После его смерти я останавливался на галерее, с третьего этажа которой отлично видел жерди балюстрады, казавшиеся мне очень подходящими для того, чтобы сделать из них волчки. Сколько мне тогда могло быть лет? Эта мысль о волчках, во всяком случае, указывает на сознательный возраст. Я думаю вот о чем: я мог бы разыскать выписку о смерти бедного Ламбера, но было ли Ламбер его именем или фамилией? Мне помнится, что Ламбером назывался и брат его, державший на улице Бонн, рядом с казармой, маленькое кафе дурного тона. Но, боже мой, какая разница! Я находил тогда, что нет ничего более вульгарного, чем этот брат, к которому Ламбер меня иногда водил, так как нужно признаться, что, несмотря на мои вполне и глубоко республиканские убеждения, родные передали мне свои аристократические вкусы. У меня остался этот недостаток, и, например, каких-нибудь десять дней тому назад он помешал мне иметь любовное приключение. Я ненавижу чернь (ненавижу иметь с ней дело), между тем как под именем народа я страстно желаю ей счастья и думаю, что ей нельзя дать его иначе, как спросив ее мнение об этом важном предмете, иначе говоря, предоставив ему выбрать своих депутатов.
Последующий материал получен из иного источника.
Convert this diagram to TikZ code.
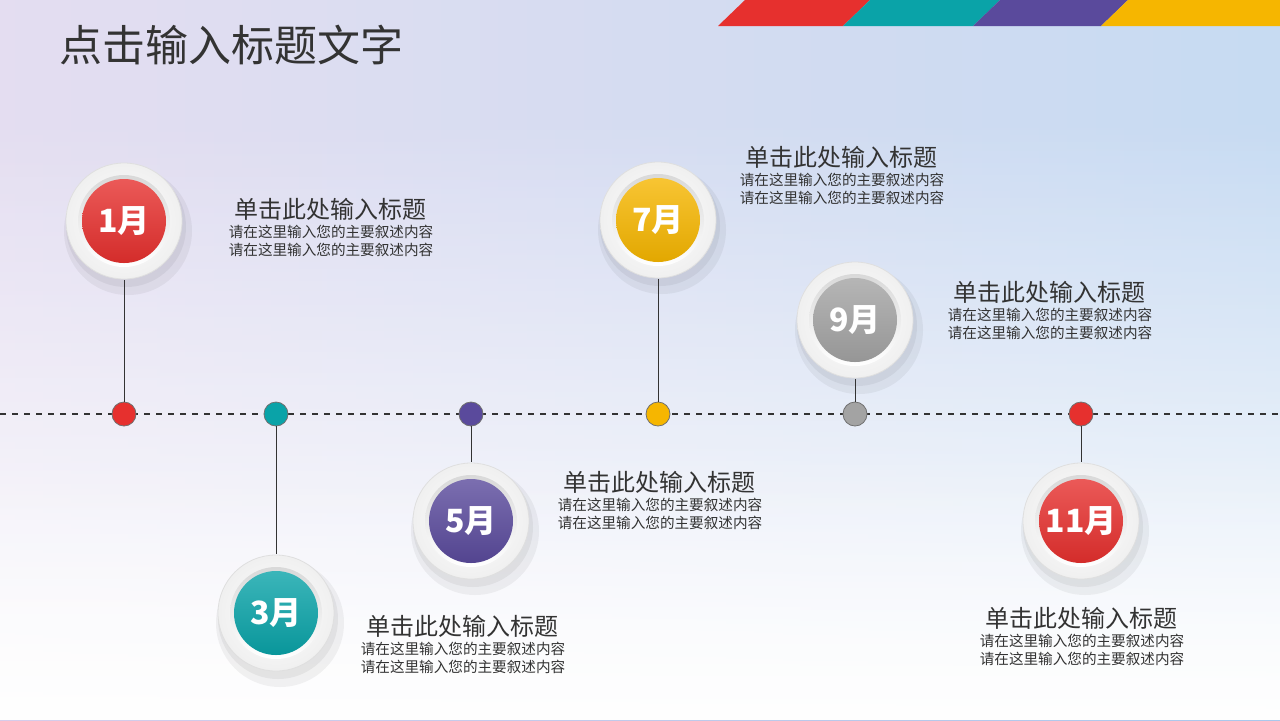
\documentclass[tikz,border=0pt]{standalone}
\usepackage{fontspec}
\setmainfont{Noto Sans CJK SC}
\usetikzlibrary{fadings}
\definecolor{cred}{HTML}{E6302E}
\definecolor{cteal}{HTML}{0AA3A8}
\definecolor{cpurple}{HTML}{5A4A9C}
\definecolor{cyellow}{HTML}{F6B600}
\definecolor{cgray}{HTML}{A3A3A3}
\definecolor{txt}{HTML}{333333}
\definecolor{bgl}{HTML}{D6CCEA}
\definecolor{bgr}{HTML}{A9C8EC}
\tikzset{
  dot/.style={circle,draw=txt!70,line width=0.4pt,minimum size=12pt,inner sep=0pt},
  stem/.style={draw=txt,line width=0.5pt},
  ttl/.style={font=\fontsize{12}{14}\selectfont,text=txt},
  sub/.style={font=\fontsize{7.3}{9}\selectfont,text=txt,align=center},
}
\begin{document}
\begin{tikzpicture}[x=0.5pt,y=-0.5pt]
\useasboundingbox (0,0) rectangle (1280,720);
\shade[left color=bgl,right color=bgr] (0,0) rectangle (1280,720);
\fill[white,path fading=north] (0,120) rectangle (1280,720);
\fill[white,opacity=0.6,path fading=north] (0,450) rectangle (1280,720);
\fill[white,opacity=0.35] (0,0) rectangle (1280,720);
% stripes
\fill[cred] (718,26)--(745,0)--(870,0)--(843,26)--cycle;
\fill[cteal] (843,26)--(870,0)--(1000,0)--(973,26)--cycle;
\fill[cpurple] (973,26)--(1000,0)--(1128,0)--(1101,26)--cycle;
\fill[cyellow] (1101,26)--(1128,0)--(1280,0)--(1280,26)--cycle;
\node[anchor=west,font=\fontsize{21.5}{24}\selectfont,text=txt] (title) at (52,45) {点击输入标题文字};
% timeline
\coordinate (l0) at (0,414); \coordinate (l1) at (1280,414);
\draw[dashed,line width=0.6pt,txt] (l0)--(l1);
% badges
\foreach \n/\x/\y/\c/\t in {b1/124/221/cred/1月,b3/276/613/cteal/3月,b5/471/521/cpurple/5月,b7/658/220/cyellow/7月,b9/855/320/cgray/9月,b11/1081/521/cred/11月}{
  \fill[black,opacity=0.05] (\x+4,\y+10) circle (64);
  \fill[black,opacity=0.05] (\x+2,\y+6) circle (60);
  \shade[inner color=white,outer color=gray!12] (\x,\y) circle (58);
  \draw[gray!25,line width=0.4pt] (\x,\y) circle (58);
  \shade[top color=gray!30,bottom color=white] (\x,\y) circle (46);
  \shade[top color=\c!80!white,bottom color=\c!92!black] (\x,\y) circle (42);
  \node[circle,minimum size=118pt*0.5,inner sep=0pt,text=white,font=\fontsize{16}{18}\selectfont\bfseries] (\n) at (\x,\y) {\t};
}
\foreach \n/\x/\c in {d1/124/cred,d3/276/cteal,d5/471/cpurple,d7/658/cyellow,d9/855/cgray,d11/1081/cred}{
  \node[dot,fill=\c] (\n) at (\x,414) {};
}
\draw[stem] (b1.south)--(d1.north);
\draw[stem] (d3.south)--(b3.north);
\draw[stem] (d5.south)--(b5.north);
\draw[stem] (b7.south)--(d7.north);
\draw[stem] (b9.south)--(d9.north);
\draw[stem] (d11.south)--(b11.north);
% texts
\foreach \x/\y in {330/209,462/626,659/482,841/157,1049/292,1081/618}{
  \node[ttl] at (\x,\y) {单击此处输入标题};
  \node[sub] at (\x+1,\y+32) {请在这里输入您的主要叙述内容\\请在这里输入您的主要叙述内容};
}
\end{tikzpicture}
\end{document}
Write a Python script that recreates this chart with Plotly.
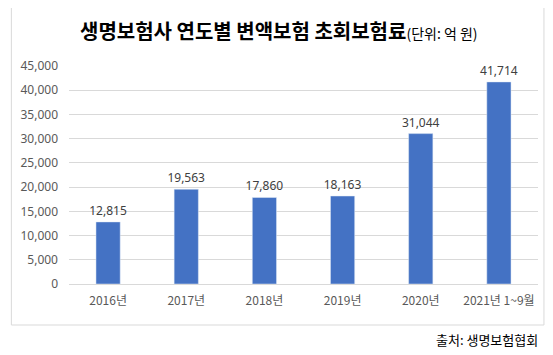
import plotly.graph_objects as go

categories = ["2016년", "2017년", "2018년", "2019년", "2020년", "2021년 1~9월"]
values = [12815, 19563, 17860, 18163, 31044, 41714]
y_ticks = [0, 5000, 10000, 15000, 20000, 25000, 30000, 35000, 40000, 45000]

# page body has an 8px margin, so the figure is offset by 8px
OFF = 8
W, H = 553 - OFF, 355 - OFF
L, R, T, B = 66 - OFF, 23 - OFF, 66 - OFF, 71
pw, ph = W - L - R, H - T - B

def px(x):
    return (x - OFF - L) / pw

def py(y):
    return (H - B - (y - OFF)) / ph

fig = go.Figure(go.Bar(
    x=categories, y=values,
    marker_color="#4472C4",
    text=[f"{v:,}" for v in values],
    textposition="outside",
    textfont=dict(size=12, color="#404040", family="Noto Sans"),
    cliponaxis=False,
    constraintext="none",
))

fig.update_layout(
    width=W, height=H,
    margin=dict(l=L, r=R, t=T, b=B),
    paper_bgcolor="white", plot_bgcolor="white",
    bargap=0.69,
    showlegend=False,
    font=dict(family="Noto Sans, Noto Sans CJK KR", size=12, color="#595959"),
    yaxis=dict(range=[0, 45000], tickvals=y_ticks, tickformat=",",
               gridcolor="#D9D9D9", gridwidth=1, zeroline=False,
               showline=False, ticks="", ticklabelstandoff=10,
               tickfont=dict(size=12, color="#595959")),
    xaxis=dict(showline=True, linecolor="#D9D9D9", ticks="",
               tickfont=dict(size=12, color="#595959", family="Noto Sans CJK KR"),
               ticklabelstandoff=6),
    shapes=[dict(type="rect", xref="paper", yref="paper",
                 x0=px(8), x1=px(544), y0=py(325), y1=py(7),
                 line=dict(color="#D9D9D9", width=1), fillcolor="rgba(0,0,0,0)",
                 layer="below")],
    annotations=[
        dict(xref="paper", yref="paper", x=px(75), y=py(30), xanchor="left", yanchor="middle",
             showarrow=False,
             text="<b>생명보험사 연도별 변액보험 초회보험료</b><span style='font-size:14px'>(단위: 억 원)</span>",
             font=dict(size=20, color="#000000", family="Noto Sans CJK KR")),
        dict(xref="paper", yref="paper", x=px(540), y=py(339), xanchor="right", yanchor="middle",
             showarrow=False, text="출처: 생명보험협회",
             font=dict(size=13, color="#000000", family="Noto Sans CJK KR")),
    ],
)

fig.write_html("out.html")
Мои друзья - или, вернее, так называемые друзья - на этом основании подвергают сомнению искренность моего либерализма. Я чувствую отвращение ко всему грязному, а народ в моих глазах всегда грязен. Исключение составляет только один Рим, но там грязь скрыта свирепостью. (Например, исключительная нечистоплотность сардинского аббатика Кробра; но мое безграничное уважение к его энергии. Его пятилетняя тяжба с начальниками. Ubi missa, ibi menia. Немногие обладают такой силой. Князья Каэтани прекрасно знают эти истории о Кробра, кажется, из Сартены* в Сардинии.)
* ()
Я проделывал в точке Н невероятные...... У меня едва не лопались жилы. И сейчас, через сорок с лишком лет, пробуя повторить это, я причиняю себе боль. Кто помнит теперь о Ламбере, кроме сердца его друга?
Скажу больше, кто помнит об Александрине, умершей в январе 1815 года, двадцать лет назад?
Кто помнит о Метильде, умершей в 1825 году? Разве не принадлежат они мне, мне, который любит их больше, чем что бы то ни было на свете? Мне, который думает о них по десять раз в неделю и часто по два часа подряд?